__Data shown__

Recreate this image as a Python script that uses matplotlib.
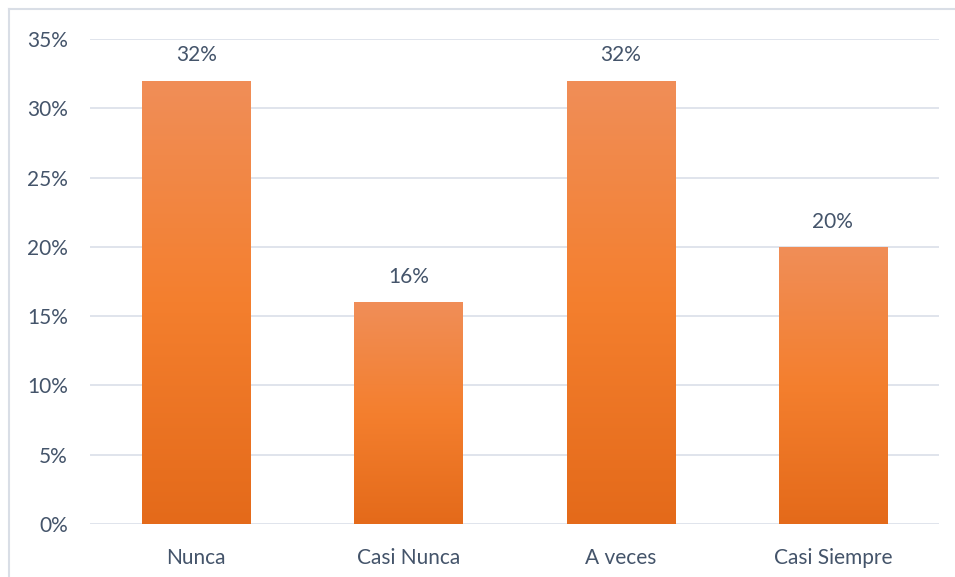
import matplotlib
matplotlib.use("Agg")
import matplotlib.pyplot as plt
import numpy as np
from matplotlib.colors import LinearSegmentedColormap
from matplotlib.lines import Line2D

categories = ["Nunca", "Casi Nunca", "A veces", "Casi Siempre"]
values = [0.32, 0.16, 0.32, 0.20]
labels = ["32%", "16%", "32%", "20%"]
yticks = [0, 0.05, 0.10, 0.15, 0.20, 0.25, 0.30, 0.35]
ytick_labels = ["0%", "5%", "10%", "15%", "20%", "25%", "30%", "35%"]

W, H = 955, 577
fig = plt.figure(figsize=(W / 100, H / 100), dpi=100)
plt.rcParams['font.family'] = ['Lato', 'DejaVu Sans']
text_color = "#44546A"
fs = 15

ax = fig.add_axes([90 / W, (H - 524) / H, (939 - 90) / W, (524 - 39) / H])
ax.set_xlim(-0.5, 3.5)
ax.set_ylim(0, 0.35)
ax.set_yticks(yticks)
ax.set_yticklabels(ytick_labels, fontsize=fs, color=text_color)
ax.set_xticks(range(len(categories)))
ax.set_xticklabels(categories, fontsize=fs, color=text_color)
ax.tick_params(axis='both', length=0)
ax.tick_params(axis='y', pad=16)
ax.tick_params(axis='x', pad=17)
for s in ax.spines.values():
    s.set_visible(False)
ax.grid(axis='y', color="#DDE2EA", linewidth=1.3)
ax.set_axisbelow(True)

cmap = LinearSegmentedColormap.from_list(
    "og", [(0.0, "#E46A1A"), (0.5, "#F47F2E"), (1.0, "#F08E58")])
grad = np.linspace(0, 1, 256).reshape(-1, 1)

bars = ax.bar(range(len(categories)), values, width=0.51, color="none", edgecolor="none", zorder=2)
for bar, lab in zip(bars, labels):
    x0, y0 = bar.get_x(), bar.get_y()
    w, h = bar.get_width(), bar.get_height()
    im = ax.imshow(grad, cmap=cmap, aspect='auto', origin='lower',
                   extent=[x0, x0 + w, y0, y0 + h], zorder=2, interpolation='bilinear')
    im.set_clip_path(bar)
    ax.annotate(lab, (x0 + w / 2, h), xytext=(0, 11), textcoords='offset points',
                ha='center', va='bottom', fontsize=fs, color=text_color)
ax.set_xlim(-0.5, 3.5)
ax.set_ylim(0, 0.35)

border = "#D9DEE6"
fig.add_artist(Line2D([8.5 / W, 8.5 / W], [0, (H - 9) / H], color=border, linewidth=1.5))
fig.add_artist(Line2D([8.5 / W, 1], [(H - 9) / H, (H - 9) / H], color=border, linewidth=1.5))

fig.savefig("out.png", dpi=100)
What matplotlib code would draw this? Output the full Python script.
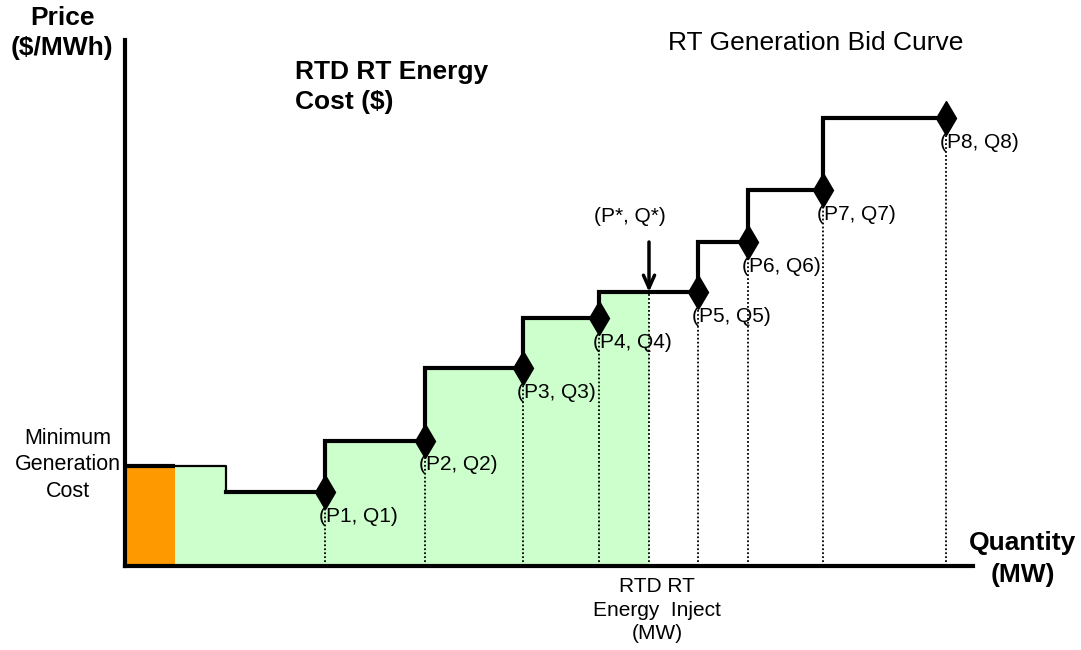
import matplotlib
matplotlib.use("Agg")
import matplotlib.pyplot as plt

plt.rcParams['font.family'] = ['Liberation Sans', 'DejaVu Sans']

# Bid curve break points (quantity in MW, price in $/MWh, arbitrary units)
point_labels = ["(P1, Q1)", "(P2, Q2)", "(P3, Q3)", "(P4, Q4)",
                "(P5, Q5)", "(P6, Q6)", "(P7, Q7)", "(P8, Q8)"]
quantities = [200, 300, 398, 474, 573, 623, 698, 821]
prices = [74, 125, 198, 248, 274, 324, 376, 448]

# Minimum generation block and the segment leading into the first bid step
min_gen_qty = 50
min_gen_price = 100
first_step_qty = 101

# Real-time dispatch point
q_star = 524
p_star = 274

W, H = 1081, 650
fig = plt.figure(figsize=(W / 100, H / 100), dpi=100)


def fx(px):
    return px / W


def fy(py):
    return 1 - py / H


ax = fig.add_axes([fx(125), fy(566), fx(973) - fx(125), fy(40) - fy(566)])
ax.set_xlim(0, 848)
ax.set_ylim(0, 526)
for side in ("top", "right"):
    ax.spines[side].set_visible(False)
for side in ("left", "bottom"):
    ax.spines[side].set_linewidth(3)
    ax.spines[side].set_color("black")
ax.set_xticks([])
ax.set_yticks([])

# Minimum generation cost block
ax.fill_between([0, min_gen_qty], [min_gen_price, min_gen_price],
                color="#FF9900", linewidth=0, zorder=1)

# Energy cost area up to the dispatch quantity
n_below = sum(1 for q in quantities if q < q_star)
edges = [min_gen_qty, first_step_qty] + quantities[:n_below] + [q_star]
levels = [min_gen_price] + prices[:n_below + 1] + [prices[n_below]]
ax.fill_between(edges, levels, step="post", color="#CCFFCC", linewidth=0, zorder=1)

# Dotted drop lines from each break point and the dispatch point
for q, p in zip(quantities, prices):
    ax.plot([q, q], [0, p], color="black", lw=1.3, ls=(0, (1, 1.2)), zorder=2)
ax.plot([q_star, q_star], [0, p_star], color="black", lw=1.3, ls=(0, (1, 1.2)), zorder=2)

# Bid curve
ax.plot([0, min_gen_qty], [min_gen_price, min_gen_price], color="black",
        lw=3, solid_capstyle="butt", zorder=3)
ax.plot([min_gen_qty, first_step_qty, first_step_qty],
        [min_gen_price, min_gen_price, prices[0]], color="black", lw=1.6, zorder=3)
ax.plot([first_step_qty] + quantities, prices + [prices[-1]], color="black",
        lw=3, drawstyle="steps-post", solid_joinstyle="miter", zorder=3)
ax.plot(quantities, prices, ls="none", marker="d", ms=17, color="black", zorder=4)

for lab, q, p in zip(point_labels, quantities, prices):
    ax.annotate(lab, xy=(q, p), xytext=(-6, -24), textcoords="offset pixels",
                ha="left", va="center", fontsize=15, zorder=5)

# Dispatch arrow
ax.annotate("", xy=(q_star, p_star), xytext=(q_star, p_star + 50),
            arrowprops=dict(arrowstyle="->,head_length=0.9,head_width=0.4",
                            lw=2.5, color="black", shrinkA=0, shrinkB=0))
ax.annotate("(P*, Q*)", xy=(q_star, p_star), xytext=(-19, 76),
            textcoords="offset pixels", ha="center", va="center", fontsize=15)

# Axis titles and annotations
fig.text(fx(62), fy(33), "Price\n($/MWh)", ha="center", va="center",
         fontsize=19, fontweight="bold", linespacing=1.27)
fig.text(fx(1023), fy(559), "Quantity\n(MW)", ha="center", va="center",
         fontsize=19, fontweight="bold", linespacing=1.4)
fig.text(fx(295), fy(87), "RTD RT Energy\nCost ($)", ha="left", va="center",
         fontsize=19, fontweight="bold", linespacing=1.27)
fig.text(fx(668), fy(43), "RT Generation Bid Curve", ha="left", va="center",
         fontsize=19)
fig.text(fx(68), fy(465), "Minimum\nGeneration\nCost", ha="center", va="center",
         fontsize=15.5, linespacing=1.32)
fig.text(fx(657), fy(610), "RTD RT\nEnergy  Inject\n(MW)", ha="center", va="center",
         fontsize=15, linespacing=1.33)

fig.savefig("out.png", dpi=100, facecolor="white")
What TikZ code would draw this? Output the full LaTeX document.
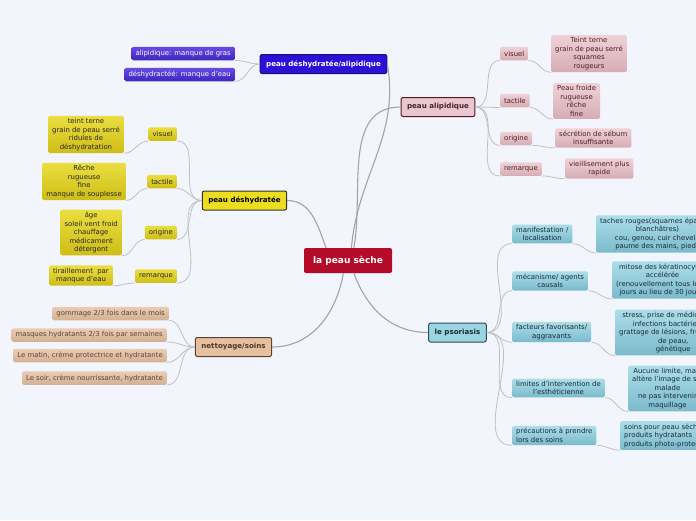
\documentclass[tikz,border=0pt]{standalone}
\usepackage{fontspec}
\setmainfont{DejaVu Sans}
\usetikzlibrary{positioning}
\definecolor{bgpage}{RGB}{243,245,253}
\definecolor{linegray}{RGB}{192,192,198}
\definecolor{rootred}{RGB}{180,12,40}
\definecolor{bluefill}{RGB}{45,15,215}
\definecolor{bluetop}{RGB}{105,75,228}
\definecolor{bluebot}{RGB}{62,36,192}
\definecolor{pinkfill}{RGB}{232,200,206}
\definecolor{pinkborder}{RGB}{92,22,36}
\definecolor{pinktext}{RGB}{80,30,40}
\definecolor{pinktop}{RGB}{238,210,215}
\definecolor{pinkbot}{RGB}{214,172,180}
\definecolor{yellowfill}{RGB}{236,221,30}
\definecolor{yellowtop}{RGB}{234,222,64}
\definecolor{yellowbot}{RGB}{206,189,22}
\definecolor{tanfill}{RGB}{229,192,158}
\definecolor{tanborder}{RGB}{88,68,52}
\definecolor{tantext}{RGB}{92,70,55}
\definecolor{tantop}{RGB}{234,204,180}
\definecolor{tanbot}{RGB}{212,176,146}
\definecolor{cyanfill}{RGB}{156,213,226}
\definecolor{cyanborder}{RGB}{45,76,92}
\definecolor{cyantext}{RGB}{28,42,52}
\definecolor{cyantop}{RGB}{172,222,234}
\definecolor{cyanbot}{RGB}{122,186,204}
\newcommand\leaffont{\fontsize{6.9}{8.5}\selectfont}
\newcommand\topicfont{\fontsize{7.1}{8.5}\selectfont\bfseries}
\tikzset{
    x=1pt, y=-1pt,
    branch/.style={draw=linegray, line width=0.8pt},
    mainbranch/.style={draw=linegray!85!black, line width=1.1pt},
    root/.style={fill=rootred, text=white, rounded corners=2pt, font=\fontsize{9}{10}\selectfont\bfseries, minimum width=88pt, minimum height=25pt},
    topic/.style={draw, line width=1pt, rounded corners=2pt, font=\topicfont, inner xsep=6pt, minimum height=19pt},
    leaf/.style={rounded corners=1.5pt, font=\leaffont, inner xsep=4pt, inner ysep=2.5pt, minimum height=13.5pt, align=center},
    bluetopic/.style={topic, fill=bluefill, draw=bluefill!60!black, text=white},
    blueleaf/.style={leaf, top color=bluetop, bottom color=bluebot, text=white},
    pinktopic/.style={topic, fill=pinkfill, draw=pinkborder, text=pinktext},
    pinkleaf/.style={leaf, top color=pinktop, bottom color=pinkbot, text=pinktext},
    yellowtopic/.style={topic, fill=yellowfill, draw=black!80, text=black},
    yellowleaf/.style={leaf, top color=yellowtop, bottom color=yellowbot, text=black!85},
    tantopic/.style={topic, fill=tanfill, draw=tanborder, text=tantext!80!black},
    tanleaf/.style={leaf, top color=tantop, bottom color=tanbot, text=tantext},
    cyantopic/.style={topic, fill=cyanfill, draw=cyanborder, text=cyantext},
    cyanleaf/.style={leaf, top color=cyantop, bottom color=cyanbot, text=cyantext}
}

\begin{document}
\begin{tikzpicture}
\useasboundingbox (0,0) rectangle (696,520);
\fill[bgpage] (0,0) rectangle (696,520);
\clip (0,0) rectangle (696,520);

\node[root] (root) at (348,260.5) {la peau sèche};

% peau deshydratee/alipidique
\node[bluetopic] (mixte) at (323.5,64) {peau déshydratée/alipidique};
\node[blueleaf, anchor=east] (mixgras) at (235,53.5) {alipidique: manque de gras};
\node[blueleaf, anchor=east] (mixeau) at (235,74.5) {déshydractéé: manque d'eau};

% peau alipidique
\node[pinktopic] (alip) at (438,107) {peau alipidique};
\node[pinkleaf, anchor=west] (alipvis) at (500,53.5) {visuel};
\node[pinkleaf, anchor=west] (aliptac) at (500,100.5) {tactile};
\node[pinkleaf, anchor=west] (alipori) at (500,138.5) {origine};
\node[pinkleaf, anchor=west] (aliprem) at (500,169) {remarque};
\node[pinkleaf, anchor=west] (alipvisd) at (551,53.5) {Teint terne\\grain de peau serré\\squames\\rougeurs};
\node[pinkleaf, anchor=west] (aliptacd) at (553,101) {Peau froide\\rugueuse\\rêche\\fine};
\node[pinkleaf, anchor=west] (aliporid) at (555,138) {sécrétion de sébum\\insuffisante};
\node[pinkleaf, anchor=west] (alipremd) at (565,168.5) {vieillisement plus\\rapide};

% peau deshydratee
\node[yellowtopic] (deshy) at (244.5,200.5) {peau déshydratée};
\node[yellowleaf, anchor=east] (deshyvis) at (177,134) {visuel};
\node[yellowleaf, anchor=east] (deshytac) at (177,181.5) {tactile};
\node[yellowleaf, anchor=east] (deshyori) at (177,232.5) {origine};
\node[yellowleaf, anchor=east] (deshyrem) at (177,276) {remarque};
\node[yellowleaf, anchor=east] (deshyvisd) at (124,134.5) {teint terne\\grain de peau serré\\ridules de\\déshydratation};
\node[yellowleaf, anchor=east] (deshytacd) at (126,181.5) {Rêche\\rugueuse\\fine\\manque de souplesse};
\node[yellowleaf, anchor=east] (deshyorid) at (122,232.5) {âge\\soleil vent froid\\chauffage\\médicament\\détergent};
\node[yellowleaf, anchor=east] (deshyremd) at (113,275.5) {tiraillement~ par\\manque d'eau};

% nettoyage/soins
\node[tantopic] (soins) at (233.5,347) {nettoyage/soins};
\node[tanleaf, anchor=east] (gommage) at (169,313.5) {gommage 2/3 fois dans le mois};
\node[tanleaf, anchor=east] (masques) at (167,335) {masques hydratants 2/3 fois par semaines};
\node[tanleaf, anchor=east] (matin) at (167,355.5) {Le matin, crème protectrice et hydratante};
\node[tanleaf, anchor=east] (soir) at (167,378) {Le soir, crème nourrissante, hydratante};

% le psoriasis
\node[cyantopic] (psor) at (457.5,332.5) {le psoriasis};
\node[cyanleaf, anchor=west] (psorman) at (512,234) {manifestation /\\localisation};
\node[cyanleaf, anchor=west] (psormec) at (512,281) {mécanisme/ agents\\causals};
\node[cyanleaf, anchor=west] (psorfac) at (512,332) {facteurs favorisants/\\aggravants};
\node[cyanleaf, anchor=west] (psorlim) at (512,388) {limites d'intervention de\\l'esthéticienne};
\node[cyanleaf, anchor=west, align=left] (psorpre) at (512,435.5) {précautions à prendre\\lors des soins};
\node[cyanleaf, anchor=west] (psormand) at (596,234) {taches rouges(squames épaisses\\blanchâtres)\\cou, genou, cuir chevelu\\paume des mains, pieds};
\node[cyanleaf, anchor=west] (psormecd) at (612,280) {mitose des kératinocytes\\accélérée\\(renouvellement tous les 4\\jours au lieu de 30 jours)};
\node[cyanleaf, anchor=west] (psorfacd) at (615,332.5) {stress, prise de médicaments\\infections bactériennes\\grattage de lésions, frottement\\de peau,\\génétique};
\node[cyanleaf, anchor=west] (psorlimd) at (628,388.5) {Aucune limite, mais\\altère l'image de soi\\malade\\ne pas intervenir\\maquillage};
\node[cyanleaf, anchor=west, align=left] (psorpred) at (620,435.5) {soins pour peau sèche\\produits hydratants\\produits photo-protecteurs};

% branches from the centre
\draw[mainbranch] (root.75) to[out=85, in=-80] (mixte.east);
\draw[mainbranch] (root.65) to[out=80, in=180] (alip.west);
\draw[mainbranch] (root.150) to[out=110, in=0] (deshy.east);
\draw[mainbranch] (root.250) to[out=-100, in=0] (soins.east);
\draw[mainbranch] (root.295) to[out=-70, in=180] (psor.west);

\draw[branch] (mixte.west) to[out=180, in=0] (mixgras.south east);
\draw[branch] (mixte.west) to[out=180, in=0] (mixeau.south east);

\foreach \k in {vis,tac,ori,rem} {
    \draw[branch] (alip.east) to[out=0, in=180] (alip\k.south west);
    \draw[branch] (alip\k.south east) to[out=0, in=180] (alip\k d.south west);
    \draw[branch] (deshy.west) to[out=180, in=0] (deshy\k.south east);
    \draw[branch] (deshy\k.south west) to[out=180, in=0] (deshy\k d.south east);
}

\foreach \k in {gommage,masques,matin,soir}
    \draw[branch] (soins.west) to[out=180, in=0] (\k.south east);

\foreach \k in {man,mec,fac,lim,pre} {
    \draw[branch] (psor.east) to[out=0, in=180] (psor\k.south west);
    \draw[branch] (psor\k.south east) to[out=0, in=180] (psor\k d.south west);
}
\end{tikzpicture}
\end{document}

__The problem__
Without the pictures, write out exactly the lines from the one that has "What matplotlib code" down to the one that has "plt.rcParams['font.family'] = ['Liberation", both included.

__Exercise result__
What matplotlib code would draw this? Output the full Python script.
import matplotlib
matplotlib.use("Agg")
import matplotlib.pyplot as plt

plt.rcParams['font.family'] = ['Liberation Sans', 'DejaVu Sans']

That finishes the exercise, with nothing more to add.